Other benefits of buying a share in a luxury hotel include
- Rental income that you can choose to receive either upfront or at periodic intervals,
- Guaranteed buyback after five or six years to secure your capital, and
- Free stay in the hotel or any other hotel in the chain for one to two weeks every year.
The Big Question — ROI or Return on Investment
Metrics like Average Daily Rate (average revenue earned per day) and RevPAR (Revenue per Available Room) vary from one project to another. However, numbers for regions like Lisbon and Porto bolster the argument for investing in a hotel in Portugal.
- ADR in Lisbon has risen from €126 in 2019 to €149 in 2022. ADR in Porto was €120 in 2022 compared to €118 in 2019.
- RevPAR of €98 and €71 for Lisbon and Porto, double what it was in 2021.
What makes these numbers truly impressive is that occupancy levels in 2022 were lower than in 2019, indicating that hotels in Portugal are already generating more revenue and better returns for investors when the occupancy recovery is yet to occur.
Regarding the rental yield or average annual return on real estate investment, the JLL Report shows prime yields on hotel investments in Lisbon range between 5.15% to 5.65%. Porto is a better option with yields between 6% and 6.5%, while the highest yield in Algarve is an impressive 6.75%.
Combined with enticing features such as guaranteed buyback and upfront payment of rental income, investing in hotels in Portugal emerges as a compelling financial choice beyond just Golden Visa investors or D2 visa aspirants.
Whether you're a savvy investor aiming to diversify your portfolio with foreign commercial real estate or a high-net-worth individual in Portugal eager to capitalize on the post-pandemic surge in the sector, this investment option holds excellent potential for all.

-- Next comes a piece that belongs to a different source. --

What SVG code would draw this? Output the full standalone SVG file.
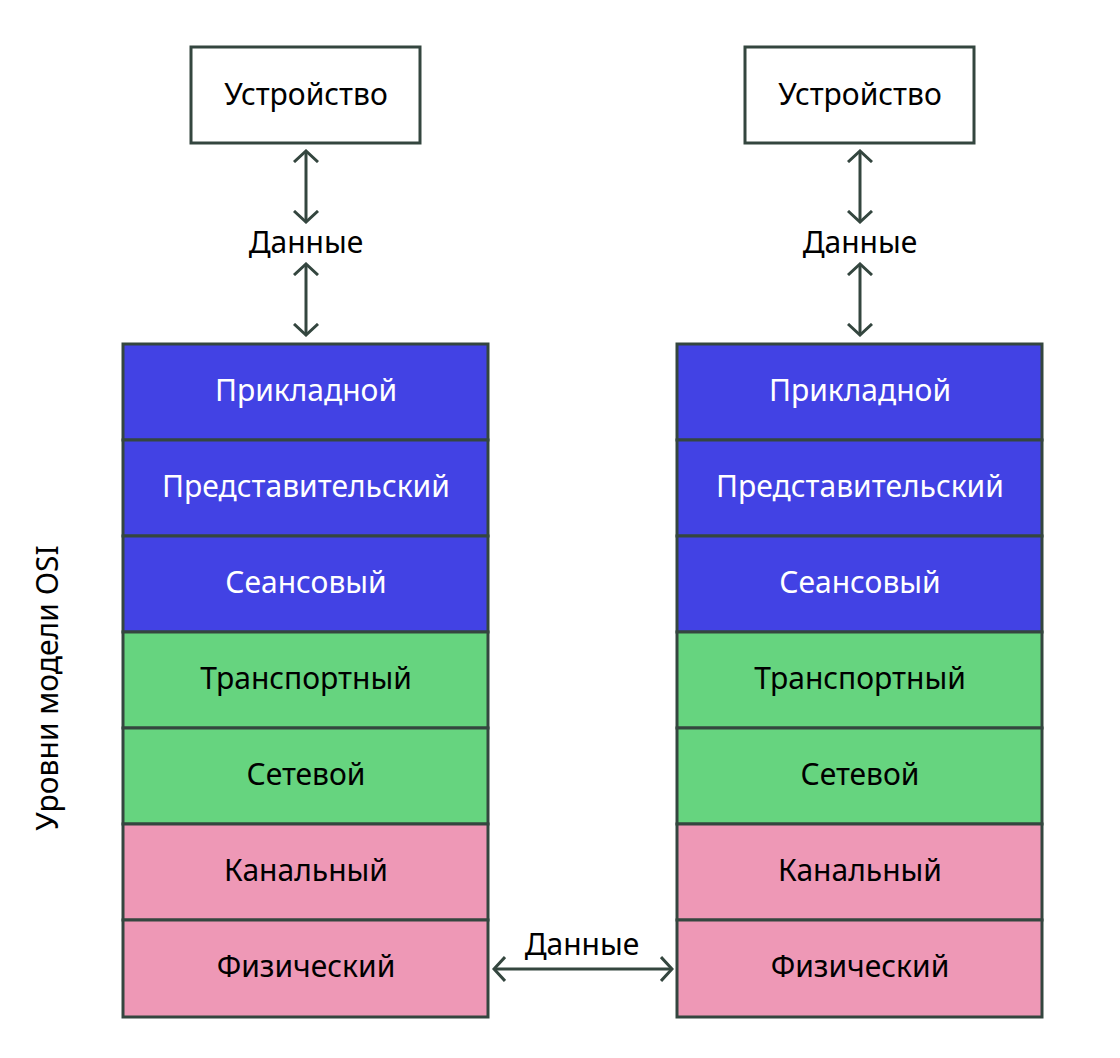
<svg xmlns="http://www.w3.org/2000/svg" width="1120" height="1058" viewBox="0 0 1120 1058">
<style>
.t{font-family:"Noto Sans","DejaVu Sans",sans-serif;font-size:30px;text-anchor:middle;dominant-baseline:central}
.w{fill:#ffffff}
.k{fill:#000000}
.box{stroke:#34463f;stroke-width:3}
.b{fill:#4242e4}
.g{fill:#66d47f}
.p{fill:#ee98b6}
.c{stroke:#34463f;stroke-width:3;fill:none}
</style>
<defs>
<marker id="ah" viewBox="0 0 14 26" refX="12" refY="13" markerWidth="14" markerHeight="26" markerUnits="userSpaceOnUse" orient="auto-start-reverse">
<path d="M1,1 L12,13 L1,25" fill="none" stroke="#34463f" stroke-width="3"/>
</marker>
</defs>
<rect width="1120" height="1058" fill="#ffffff"/>
<g id="device-left"><rect class="box" x="191" y="47" width="229" height="96" fill="#ffffff"/><text class="t k" x="306" y="93">Устройство</text></g>
<g id="device-right"><rect class="box" x="745" y="47" width="229" height="96" fill="#ffffff"/><text class="t k" x="860" y="93">Устройство</text></g>
<g id="data-left"><text class="t k" x="306" y="241">Данные</text></g>
<g id="data-right"><text class="t k" x="860" y="241">Данные</text></g>
<g id="stack-left">
<g id="l1"><rect class="box b" x="123" y="344" width="365" height="96"/><text class="t w" x="306" y="389">Прикладной</text></g>
<g id="l2"><rect class="box b" x="123" y="440" width="365" height="96"/><text class="t w" x="306" y="485">Представительский</text></g>
<g id="l3"><rect class="box b" x="123" y="536" width="365" height="96"/><text class="t w" x="306" y="581">Сеансовый</text></g>
<g id="l4"><rect class="box g" x="123" y="632" width="365" height="96"/><text class="t k" x="306" y="677">Транспортный</text></g>
<g id="l5"><rect class="box g" x="123" y="728" width="365" height="96"/><text class="t k" x="306" y="773">Сетевой</text></g>
<g id="l6"><rect class="box p" x="123" y="824" width="365" height="96"/><text class="t k" x="306" y="869">Канальный</text></g>
<g id="l7"><rect class="box p" x="123" y="920" width="365" height="97"/><text class="t k" x="306" y="965">Физический</text></g>
</g>
<g id="stack-right">
<g id="r1"><rect class="box b" x="677" y="344" width="365" height="96"/><text class="t w" x="860" y="389">Прикладной</text></g>
<g id="r2"><rect class="box b" x="677" y="440" width="365" height="96"/><text class="t w" x="860" y="485">Представительский</text></g>
<g id="r3"><rect class="box b" x="677" y="536" width="365" height="96"/><text class="t w" x="860" y="581">Сеансовый</text></g>
<g id="r4"><rect class="box g" x="677" y="632" width="365" height="96"/><text class="t k" x="860" y="677">Транспортный</text></g>
<g id="r5"><rect class="box g" x="677" y="728" width="365" height="96"/><text class="t k" x="860" y="773">Сетевой</text></g>
<g id="r6"><rect class="box p" x="677" y="824" width="365" height="96"/><text class="t k" x="860" y="869">Канальный</text></g>
<g id="r7"><rect class="box p" x="677" y="920" width="365" height="97"/><text class="t k" x="860" y="965">Физический</text></g>
</g>
<g id="osi-label"><text class="t k" transform="translate(46 688) rotate(-90)">Уровни модели OSI</text></g>
<g id="phys-data"><text class="t k" x="582" y="943">Данные</text></g>
<g id="connectors">
<line class="c" x1="306" y1="151" x2="306" y2="222" marker-start="url(#ah)" marker-end="url(#ah)"/>
<line class="c" x1="306" y1="264" x2="306" y2="335" marker-start="url(#ah)" marker-end="url(#ah)"/>
<line class="c" x1="860" y1="151" x2="860" y2="222" marker-start="url(#ah)" marker-end="url(#ah)"/>
<line class="c" x1="860" y1="264" x2="860" y2="335" marker-start="url(#ah)" marker-end="url(#ah)"/>
<line class="c" x1="494" y1="969" x2="672" y2="969" marker-start="url(#ah)" marker-end="url(#ah)"/>
</g>
</svg>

Should you focus on big brands in the luxury hospitality space and restrict yourself to the biggest cities or should you explore the potential of offbeat yet sustainable properties in the Azores? The sensible strategy would be to empower yourself with the assistance of professionals specializing in the complex space of investment and migration so that you enjoy custom-designed investment strategies suited to your short-term and long-term investment goals.